Não podemos esquecer que “a Rondônia de hoje é a Rondônia que fez opção pelos grandes projetos hidroelétricos, que estão expulsando as populações de seus territórios, especialmente os ribeirinhos, provocando as grandes enchentes que afastam cada vez a possibilidade das populações originarias manterem uma relação viva e efetiva com seus territórios”, afirma o Padre Dário, e por isso, “com certeza, se Ezequiel vivesse hoje, faria a opção clara e radical em defesa desses povos”.
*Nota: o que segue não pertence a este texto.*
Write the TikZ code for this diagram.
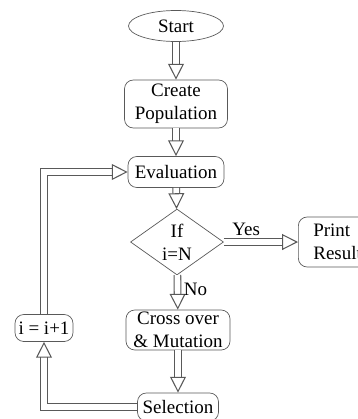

Hoje continuam presentes as atitudes que levaram à morte ao Padre Ezequiel, “a Rondônia de hoje é também fortemente ameaçada pelas agressões, criminalização e martírio dos defensores dos direitos humanos. Têm muitos Ezequieis que ainda hoje são sacrificados por estarem defendendo a nossa Casa Comum”, conclui o Padre Dário Bossi, deixando claro que mesmo em momentos históricos diferentes existem atitudes humanas que não mudam.

Fotografia: CRB Nacional

A lembrança do Padre Ezequiel Ramim permanece presente na Amazônia e na vida do povo brasileiro com inúmeras iniciativas dedicadas ao seu nome: escolas, casas familiares rurais, projetos de desenvolvimento local, assentamentos de reforma agrária, ruas… Mais uma prova é que Rondolândia, o município onde foi assassinado, tem decretado feriado municipal no dia 24 de julho, memória da morte de um homem apaixonado pela missão e o povo amazônico, como aparece no livro recentemente publicado em português que recolhe suas cartas.